### Requirements
Write out the listing exactly as it is given.

### Recorded information
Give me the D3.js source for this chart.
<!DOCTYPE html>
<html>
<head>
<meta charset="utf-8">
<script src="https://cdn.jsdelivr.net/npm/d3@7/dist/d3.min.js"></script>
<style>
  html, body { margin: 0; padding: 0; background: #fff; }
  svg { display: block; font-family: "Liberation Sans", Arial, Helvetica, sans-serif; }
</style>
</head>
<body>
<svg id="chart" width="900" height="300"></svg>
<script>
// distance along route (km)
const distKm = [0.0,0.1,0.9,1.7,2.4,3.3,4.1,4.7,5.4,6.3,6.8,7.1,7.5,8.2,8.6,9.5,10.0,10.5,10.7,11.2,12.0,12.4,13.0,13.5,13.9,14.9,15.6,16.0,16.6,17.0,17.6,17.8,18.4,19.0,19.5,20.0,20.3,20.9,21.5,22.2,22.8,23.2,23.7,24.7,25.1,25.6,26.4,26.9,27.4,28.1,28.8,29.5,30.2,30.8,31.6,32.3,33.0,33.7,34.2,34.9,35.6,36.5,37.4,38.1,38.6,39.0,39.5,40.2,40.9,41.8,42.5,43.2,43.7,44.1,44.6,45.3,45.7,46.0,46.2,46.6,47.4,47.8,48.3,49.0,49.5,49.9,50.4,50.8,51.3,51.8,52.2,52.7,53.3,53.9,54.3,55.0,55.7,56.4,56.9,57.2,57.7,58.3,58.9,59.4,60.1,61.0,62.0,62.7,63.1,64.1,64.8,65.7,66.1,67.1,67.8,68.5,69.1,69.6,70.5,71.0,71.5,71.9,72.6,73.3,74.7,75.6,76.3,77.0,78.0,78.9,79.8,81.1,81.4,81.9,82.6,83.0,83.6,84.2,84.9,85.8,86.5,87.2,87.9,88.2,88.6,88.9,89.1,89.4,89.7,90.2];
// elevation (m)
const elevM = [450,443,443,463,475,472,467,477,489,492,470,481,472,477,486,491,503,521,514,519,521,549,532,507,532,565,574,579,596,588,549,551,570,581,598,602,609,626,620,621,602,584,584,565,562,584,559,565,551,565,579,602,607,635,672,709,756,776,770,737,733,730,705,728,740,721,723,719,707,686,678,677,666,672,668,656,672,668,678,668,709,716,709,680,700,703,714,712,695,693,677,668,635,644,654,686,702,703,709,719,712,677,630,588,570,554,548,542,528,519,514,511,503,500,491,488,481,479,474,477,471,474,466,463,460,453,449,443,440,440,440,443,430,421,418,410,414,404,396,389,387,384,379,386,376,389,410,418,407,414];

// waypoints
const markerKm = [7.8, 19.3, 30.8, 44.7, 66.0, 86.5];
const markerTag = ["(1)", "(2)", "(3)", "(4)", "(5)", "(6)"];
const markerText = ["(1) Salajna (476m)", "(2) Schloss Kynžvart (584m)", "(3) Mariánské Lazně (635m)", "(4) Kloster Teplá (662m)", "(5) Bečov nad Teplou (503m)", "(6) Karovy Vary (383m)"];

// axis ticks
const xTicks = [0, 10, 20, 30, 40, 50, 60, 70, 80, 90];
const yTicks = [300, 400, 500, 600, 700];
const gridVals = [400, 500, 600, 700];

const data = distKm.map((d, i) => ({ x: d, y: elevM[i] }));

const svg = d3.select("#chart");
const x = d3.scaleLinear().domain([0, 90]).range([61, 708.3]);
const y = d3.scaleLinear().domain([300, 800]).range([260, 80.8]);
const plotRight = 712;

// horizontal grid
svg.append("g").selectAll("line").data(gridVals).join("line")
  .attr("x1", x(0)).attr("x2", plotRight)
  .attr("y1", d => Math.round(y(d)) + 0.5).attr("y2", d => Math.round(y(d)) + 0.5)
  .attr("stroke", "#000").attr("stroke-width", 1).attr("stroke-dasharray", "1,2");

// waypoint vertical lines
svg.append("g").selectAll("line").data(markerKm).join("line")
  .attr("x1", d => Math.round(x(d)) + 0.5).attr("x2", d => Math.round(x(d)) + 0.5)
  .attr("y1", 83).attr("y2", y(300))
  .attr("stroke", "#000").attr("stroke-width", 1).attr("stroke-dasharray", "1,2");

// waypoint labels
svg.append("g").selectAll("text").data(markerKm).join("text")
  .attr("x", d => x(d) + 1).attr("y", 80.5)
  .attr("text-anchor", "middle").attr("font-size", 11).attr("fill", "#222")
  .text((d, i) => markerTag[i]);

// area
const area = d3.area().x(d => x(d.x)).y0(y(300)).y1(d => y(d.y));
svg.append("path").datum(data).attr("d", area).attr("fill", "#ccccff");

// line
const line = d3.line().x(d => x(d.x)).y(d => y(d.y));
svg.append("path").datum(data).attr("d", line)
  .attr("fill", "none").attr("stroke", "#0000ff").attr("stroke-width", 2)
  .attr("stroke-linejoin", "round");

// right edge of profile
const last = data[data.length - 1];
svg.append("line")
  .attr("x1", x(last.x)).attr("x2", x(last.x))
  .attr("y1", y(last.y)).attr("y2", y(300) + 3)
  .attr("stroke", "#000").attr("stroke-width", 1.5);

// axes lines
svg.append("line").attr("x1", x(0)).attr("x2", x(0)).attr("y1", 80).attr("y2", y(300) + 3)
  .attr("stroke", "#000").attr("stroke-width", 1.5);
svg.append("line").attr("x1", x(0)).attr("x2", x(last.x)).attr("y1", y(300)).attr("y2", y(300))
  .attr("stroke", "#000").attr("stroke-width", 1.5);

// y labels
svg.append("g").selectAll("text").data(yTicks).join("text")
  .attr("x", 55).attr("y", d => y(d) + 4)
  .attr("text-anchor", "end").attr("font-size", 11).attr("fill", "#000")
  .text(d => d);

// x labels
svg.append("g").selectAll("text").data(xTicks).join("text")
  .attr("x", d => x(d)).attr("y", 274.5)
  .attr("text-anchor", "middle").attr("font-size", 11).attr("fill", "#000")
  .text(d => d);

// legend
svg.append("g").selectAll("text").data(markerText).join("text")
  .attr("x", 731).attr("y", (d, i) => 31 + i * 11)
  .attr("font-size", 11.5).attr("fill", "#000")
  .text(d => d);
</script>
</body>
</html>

### Correct answer
Give me the D3.js source for this chart.
<!DOCTYPE html>
<html>
<head>
<meta charset="utf-8">
<script src="https://cdn.jsdelivr.net/npm/d3@7/dist/d3.min.js"></script>
<style>
  html, body { margin: 0; padding: 0; background: #fff; }
  svg { display: block; font-family: "Liberation Sans", Arial, Helvetica, sans-serif; }
</style>
</head>
<body>
<svg id="chart" width="900" height="300"></svg>
<script>
// distance along route (km)
const distKm = [0.0,0.1,0.9,1.7,2.4,3.3,4.1,4.7,5.4,6.3,6.8,7.1,7.5,8.2,8.6,9.5,10.0,10.5,10.7,11.2,12.0,12.4,13.0,13.5,13.9,14.9,15.6,16.0,16.6,17.0,17.6,17.8,18.4,19.0,19.5,20.0,20.3,20.9,21.5,22.2,22.8,23.2,23.7,24.7,25.1,25.6,26.4,26.9,27.4,28.1,28.8,29.5,30.2,30.8,31.6,32.3,33.0,33.7,34.2,34.9,35.6,36.5,37.4,38.1,38.6,39.0,39.5,40.2,40.9,41.8,42.5,43.2,43.7,44.1,44.6,45.3,45.7,46.0,46.2,46.6,47.4,47.8,48.3,49.0,49.5,49.9,50.4,50.8,51.3,51.8,52.2,52.7,53.3,53.9,54.3,55.0,55.7,56.4,56.9,57.2,57.7,58.3,58.9,59.4,60.1,61.0,62.0,62.7,63.1,64.1,64.8,65.7,66.1,67.1,67.8,68.5,69.1,69.6,70.5,71.0,71.5,71.9,72.6,73.3,74.7,75.6,76.3,77.0,78.0,78.9,79.8,81.1,81.4,81.9,82.6,83.0,83.6,84.2,84.9,85.8,86.5,87.2,87.9,88.2,88.6,88.9,89.1,89.4,89.7,90.2];
// elevation (m)
const elevM = [450,443,443,463,475,472,467,477,489,492,470,481,472,477,486,491,503,521,514,519,521,549,532,507,532,565,574,579,596,588,549,551,570,581,598,602,609,626,620,621,602,584,584,565,562,584,559,565,551,565,579,602,607,635,672,709,756,776,770,737,733,730,705,728,740,721,723,719,707,686,678,677,666,672,668,656,672,668,678,668,709,716,709,680,700,703,714,712,695,693,677,668,635,644,654,686,702,703,709,719,712,677,630,588,570,554,548,542,528,519,514,511,503,500,491,488,481,479,474,477,471,474,466,463,460,453,449,443,440,440,440,443,430,421,418,410,414,404,396,389,387,384,379,386,376,389,410,418,407,414];

// waypoints
const markerKm = [7.8, 19.3, 30.8, 44.7, 66.0, 86.5];
const markerTag = ["(1)", "(2)", "(3)", "(4)", "(5)", "(6)"];
const markerText = ["(1) Salajna (476m)", "(2) Schloss Kynžvart (584m)", "(3) Mariánské Lazně (635m)", "(4) Kloster Teplá (662m)", "(5) Bečov nad Teplou (503m)", "(6) Karovy Vary (383m)"];

// axis ticks
const xTicks = [0, 10, 20, 30, 40, 50, 60, 70, 80, 90];
const yTicks = [300, 400, 500, 600, 700];
const gridVals = [400, 500, 600, 700];

const data = distKm.map((d, i) => ({ x: d, y: elevM[i] }));

const svg = d3.select("#chart");
const x = d3.scaleLinear().domain([0, 90]).range([61, 708.3]);
const y = d3.scaleLinear().domain([300, 800]).range([260, 80.8]);
const plotRight = 712;

// horizontal grid
svg.append("g").selectAll("line").data(gridVals).join("line")
  .attr("x1", x(0)).attr("x2", plotRight)
  .attr("y1", d => Math.round(y(d)) + 0.5).attr("y2", d => Math.round(y(d)) + 0.5)
  .attr("stroke", "#000").attr("stroke-width", 1).attr("stroke-dasharray", "1,2");

// waypoint vertical lines
svg.append("g").selectAll("line").data(markerKm).join("line")
  .attr("x1", d => Math.round(x(d)) + 0.5).attr("x2", d => Math.round(x(d)) + 0.5)
  .attr("y1", 83).attr("y2", y(300))
  .attr("stroke", "#000").attr("stroke-width", 1).attr("stroke-dasharray", "1,2");

// waypoint labels
svg.append("g").selectAll("text").data(markerKm).join("text")
  .attr("x", d => x(d) + 1).attr("y", 80.5)
  .attr("text-anchor", "middle").attr("font-size", 11).attr("fill", "#222")
  .text((d, i) => markerTag[i]);

// area
const area = d3.area().x(d => x(d.x)).y0(y(300)).y1(d => y(d.y));
svg.append("path").datum(data).attr("d", area).attr("fill", "#ccccff");

// line
const line = d3.line().x(d => x(d.x)).y(d => y(d.y));
svg.append("path").datum(data).attr("d", line)
  .attr("fill", "none").attr("stroke", "#0000ff").attr("stroke-width", 2)
  .attr("stroke-linejoin", "round");

// right edge of profile
const last = data[data.length - 1];
svg.append("line")
  .attr("x1", x(last.x)).attr("x2", x(last.x))
  .attr("y1", y(last.y)).attr("y2", y(300) + 3)
  .attr("stroke", "#000").attr("stroke-width", 1.5);

// axes lines
svg.append("line").attr("x1", x(0)).attr("x2", x(0)).attr("y1", 80).attr("y2", y(300) + 3)
  .attr("stroke", "#000").attr("stroke-width", 1.5);
svg.append("line").attr("x1", x(0)).attr("x2", x(last.x)).attr("y1", y(300)).attr("y2", y(300))
  .attr("stroke", "#000").attr("stroke-width", 1.5);

// y labels
svg.append("g").selectAll("text").data(yTicks).join("text")
  .attr("x", 55).attr("y", d => y(d) + 4)
  .attr("text-anchor", "end").attr("font-size", 11).attr("fill", "#000")
  .text(d => d);

// x labels
svg.append("g").selectAll("text").data(xTicks).join("text")
  .attr("x", d => x(d)).attr("y", 274.5)
  .attr("text-anchor", "middle").attr("font-size", 11).attr("fill", "#000")
  .text(d => d);

// legend
svg.append("g").selectAll("text").data(markerText).join("text")
  .attr("x", 731).attr("y", (d, i) => 31 + i * 11)
  .attr("font-size", 11.5).attr("fill", "#000")
  .text(d => d);
</script>
</body>
</html>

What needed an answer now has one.